# Squirrel meat



## Fishinfool (Jul 29, 2011)

Has anyone ever deboned and ground into hamburger meat. No it will be a lot of work but my wife has a thing about eating it off the bone. Just wondering if one has ever done it and how it tasted.


----------



## Capt Quirk (Sep 24, 2011)

Squirrel tastes fine, actually a little like pork. Squirrel burger? Sounds nuts to me


----------



## Fishinfool (Jul 29, 2011)

Yea my wife say eating it whole makes her feel like she's eating rat but we both like hunting them and instead of giving to her parents try to put an extra meal on the table.


----------



## EDDIE BUCK (Jul 17, 2005)

Cut in pieces and fix it just like chicken and dumplings (chicken n pastry around here) Just boil in water and seasonings with a little bacon grease or butter,,until its tender,then add dumplings(pastry)and cook until the dumplings are done.Some mighty fine eating, mighty fine eating indeed.:happy:It will be so good your wife will forget all about rats.

After reading your last post about cooking it whole.Cut it up and fry it and it won't look ratish This reminds me of an old man I used to know.

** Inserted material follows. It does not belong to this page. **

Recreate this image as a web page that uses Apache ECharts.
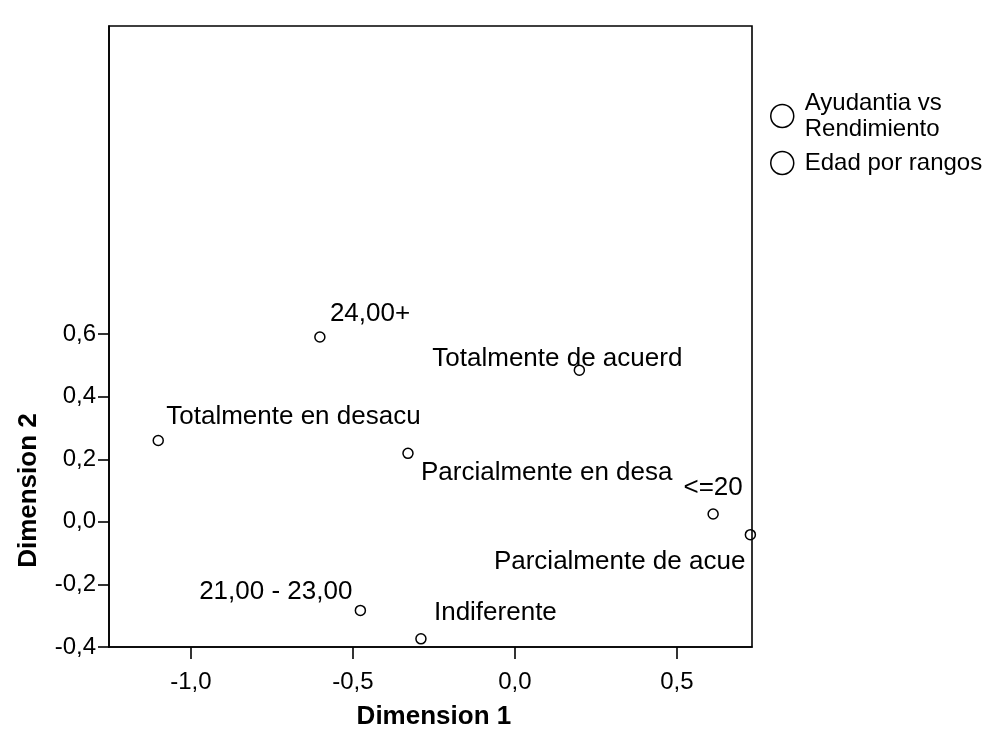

Him nor his wife could read or write anything.When they froze foods,they would draw a picture of what was inside.I have told folks that inside his freezer looked kinda like a zoo with all the deer,rabbits and squirrels that you would see.


----------



## marlas1too (Sep 11, 2010)

you can always boil it till its really tinder and remove it from the broth let cool then take the meat off the bone and then mix you favorite seasonings and then cook it up anyway you want to
as for the broth save it and boil some rice in it--tastes great


----------



## Oldcountryboy (Feb 23, 2008)

Pressure cook the squirrel.

Pressure cook the squirrel for about 12 to 15 minutes and the meat will pull off the bone easily. Then dip the meat in Buttermilk or plain milk and then roll it in flour that's been seasoned with your favorite seasoning. Then fry it like chicken.


----------



## alleyyooper (Apr 22, 2005)

Just do the pressure cooker thing then grint the meat and form patties like hamburger or make it like ali king chicken or turkey in a gravey served over biskets.

 Al


----------



## big rockpile (Feb 24, 2003)

We considerd grinding Squirrel but decided it would be too much trouble and decided to use Racoon instead.

big rockpile


----------



## Guest (Nov 21, 2011)

AND, if you got skinny *****, mix some possum fat in it.


----------



## CoonXpress (Sep 20, 2004)

big rockpile said:


> We considerd grinding Squirrel but decided it would be too much trouble and decided to use Racoon instead.
> 
> big rockpile


What size/type of grinder are you using for the *****?

Have helped a friend grind up squirrels before, then made meat sticks with it. Was good but a lot of work.


----------



## big rockpile (Feb 24, 2003)

CoonXpress said:


> What size/type of grinder are you using for the *****?
> 
> Have helped a friend grind up squirrels before, then made meat sticks with it. Was good but a lot of work.


I'm using the same Electric Grinder I use for Deer.Come to think of it we ground bunch Rabbit up one time.

Lots of People like BBQ **** but I get tierd of it fast.I might Season the same as Suasage.

big rockpile


----------



## CoonXpress (Sep 20, 2004)

Planning on getting my limit of ***** next winter, and going to figure a bunch of ways to cook them.


----------



## Guest (Nov 23, 2011)

Whats wrong with this winter?


----------



## CoonXpress (Sep 20, 2004)

zong said:


> Whats wrong with this winter?


Nearest place I'd be able to set for water trapping is 90 miles to the NW.
Nearest for dry land trapping is about 120 miles to the East.

Plus have to get the traps ready.
They all need to be dipped and new chains and swivels added.
Lure, drags, cables and stakes is still needed.
Heck, all the trapping gear I have left is just the traps now.
About a dozen #1Â½LS and 4 #3 jumps.

Next winter, I'll have 200yds to go for dry land and about 500yds for water trapping. Plus I'll be able to have everything ready and supplies gathered by opening next year.


----------



## Guest (Nov 23, 2011)

You're here now. You might not be here then. Be here now.


----------